AVAILABLE DATA:
┌──

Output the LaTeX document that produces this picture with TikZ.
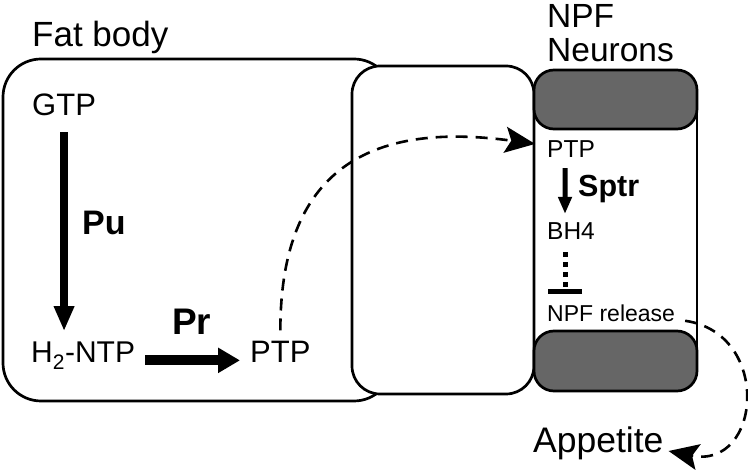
\documentclass[tikz,border=0pt]{standalone}
\usepackage{fontspec}
\setmainfont{Liberation Sans}
\usetikzlibrary{arrows.meta}
\definecolor{vesicle}{HTML}{666666}

\begin{document}
\begin{tikzpicture}[x=1pt, y=-1pt,
  lbl/.style={inner sep=0pt, anchor=base west},
  membrane/.style={draw, line width=2.7pt, fill=white},
  granule/.style={draw, line width=2.7pt, fill=vesicle, rounded corners=20pt},
  enzyme/.style={line width=8pt, -{Triangle[width=19pt,length=25pt]}},
  secrete/.style={line width=2.6pt, dash pattern=on 12pt off 8pt, -{Stealth[length=30pt,width=26pt,inset=6pt]}}
]
\useasboundingbox (0,0) rectangle (748,470);
% tissues
\draw[membrane, rounded corners=38pt] (3,59) rectangle (392,401);
\draw[membrane, rounded corners=28pt] (352,66) rectangle (534,394);
\draw[line width=2.7pt] (534,100) -- (534,360) (697,100) -- (697,360);
\draw[granule] (534,70) rectangle (697,129);
\draw[granule] (534,331) rectangle (697,391);

% labels
\node[lbl, font=\fontsize{35}{42}\selectfont] (fatbody) at (32,47) {Fat body};
\node[lbl, font=\fontsize{33.5}{40}\selectfont] (npf) at (547,28) {NPF};
\node[lbl, font=\fontsize{33.5}{40}\selectfont] (neurons) at (547,62) {Neurons};
\node[lbl, font=\fontsize{31}{37}\selectfont] (gtp) at (32,116) {GTP};
\node[lbl, font=\fontsize{30}{36}\selectfont] (h2ntp) at (31,363) {H\textsubscript{2}-NTP};
\node[lbl, font=\fontsize{31}{37}\selectfont] (ptp) at (250,363) {PTP};
\node[lbl, font=\fontsize{34}{40}\bfseries] (pu) at (82,235) {Pu};
\node[lbl, font=\fontsize{37}{44}\bfseries] (pr) at (172,335) {Pr};
\node[lbl, font=\fontsize{24.5}{30}\selectfont] (nptp) at (547,158) {PTP};
\node[lbl, font=\fontsize{30.5}{36}\bfseries] (sptr) at (578,197) {Sptr};
\node[lbl, font=\fontsize{24.5}{30}\selectfont] (bh4) at (547,240) {BH4};
\node[lbl, font=\fontsize{23}{28}\selectfont] (npfrel) at (547,322) {NPF release};
\node[lbl, font=\fontsize{35.5}{42}\selectfont] (appetite) at (533,453) {Appetite};

% pathway
\draw[enzyme, shorten <=16pt, shorten >=11pt] (gtp.south) -- (gtp.south |- h2ntp.north);
\draw[enzyme, line width=10pt, -{Triangle[width=24pt,length=22pt]}, shorten <=10pt, shorten >=10pt] (h2ntp.mid east) -- (ptp.mid west);
\draw[line width=5pt, -{Triangle[width=13pt,length=17pt]}, shorten <=10pt, shorten >=9pt] ([xshift=-6pt]nptp.south) -- ([xshift=-6pt]bh4.north);
\draw[line width=5pt, dash pattern=on 5pt off 5pt, -{Bar[width=34pt]}, shorten <=12pt, shorten >=11pt] ([xshift=-6pt]bh4.south) -- ([xshift=-6pt]bh4.south |- npfrel.north);
\draw[secrete, shorten <=11pt, shorten >=12pt] (ptp.north) .. controls +(0,-181) and +(-167,-23) .. ([yshift=4pt]nptp.west);
\draw[secrete, shorten <=10pt, shorten >=5pt] (npfrel.mid east) .. controls +(97,14) and +(98,20) .. ([yshift=3pt]appetite.base east);
\end{tikzpicture}
\end{document}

└──

WHAT YOU ARE ASKED TO DO: Reproduce the material above in full, exactly, with no images.

PROBLEM SOLUTION:
Output the LaTeX document that produces this picture with TikZ.
\documentclass[tikz,border=0pt]{standalone}
\usepackage{fontspec}
\setmainfont{Liberation Sans}
\usetikzlibrary{arrows.meta}
\definecolor{vesicle}{HTML}{666666}

\begin{document}
\begin{tikzpicture}[x=1pt, y=-1pt,
  lbl/.style={inner sep=0pt, anchor=base west},
  membrane/.style={draw, line width=2.7pt, fill=white},
  granule/.style={draw, line width=2.7pt, fill=vesicle, rounded corners=20pt},
  enzyme/.style={line width=8pt, -{Triangle[width=19pt,length=25pt]}},
  secrete/.style={line width=2.6pt, dash pattern=on 12pt off 8pt, -{Stealth[length=30pt,width=26pt,inset=6pt]}}
]
\useasboundingbox (0,0) rectangle (748,470);
% tissues
\draw[membrane, rounded corners=38pt] (3,59) rectangle (392,401);
\draw[membrane, rounded corners=28pt] (352,66) rectangle (534,394);
\draw[line width=2.7pt] (534,100) -- (534,360) (697,100) -- (697,360);
\draw[granule] (534,70) rectangle (697,129);
\draw[granule] (534,331) rectangle (697,391);

% labels
\node[lbl, font=\fontsize{35}{42}\selectfont] (fatbody) at (32,47) {Fat body};
\node[lbl, font=\fontsize{33.5}{40}\selectfont] (npf) at (547,28) {NPF};
\node[lbl, font=\fontsize{33.5}{40}\selectfont] (neurons) at (547,62) {Neurons};
\node[lbl, font=\fontsize{31}{37}\selectfont] (gtp) at (32,116) {GTP};
\node[lbl, font=\fontsize{30}{36}\selectfont] (h2ntp) at (31,363) {H\textsubscript{2}-NTP};
\node[lbl, font=\fontsize{31}{37}\selectfont] (ptp) at (250,363) {PTP};
\node[lbl, font=\fontsize{34}{40}\bfseries] (pu) at (82,235) {Pu};
\node[lbl, font=\fontsize{37}{44}\bfseries] (pr) at (172,335) {Pr};
\node[lbl, font=\fontsize{24.5}{30}\selectfont] (nptp) at (547,158) {PTP};
\node[lbl, font=\fontsize{30.5}{36}\bfseries] (sptr) at (578,197) {Sptr};
\node[lbl, font=\fontsize{24.5}{30}\selectfont] (bh4) at (547,240) {BH4};
\node[lbl, font=\fontsize{23}{28}\selectfont] (npfrel) at (547,322) {NPF release};
\node[lbl, font=\fontsize{35.5}{42}\selectfont] (appetite) at (533,453) {Appetite};

% pathway
\draw[enzyme, shorten <=16pt, shorten >=11pt] (gtp.south) -- (gtp.south |- h2ntp.north);
\draw[enzyme, line width=10pt, -{Triangle[width=24pt,length=22pt]}, shorten <=10pt, shorten >=10pt] (h2ntp.mid east) -- (ptp.mid west);
\draw[line width=5pt, -{Triangle[width=13pt,length=17pt]}, shorten <=10pt, shorten >=9pt] ([xshift=-6pt]nptp.south) -- ([xshift=-6pt]bh4.north);
\draw[line width=5pt, dash pattern=on 5pt off 5pt, -{Bar[width=34pt]}, shorten <=12pt, shorten >=11pt] ([xshift=-6pt]bh4.south) -- ([xshift=-6pt]bh4.south |- npfrel.north);
\draw[secrete, shorten <=11pt, shorten >=12pt] (ptp.north) .. controls +(0,-181) and +(-167,-23) .. ([yshift=4pt]nptp.west);
\draw[secrete, shorten <=10pt, shorten >=5pt] (npfrel.mid east) .. controls +(97,14) and +(98,20) .. ([yshift=3pt]appetite.base east);
\end{tikzpicture}
\end{document}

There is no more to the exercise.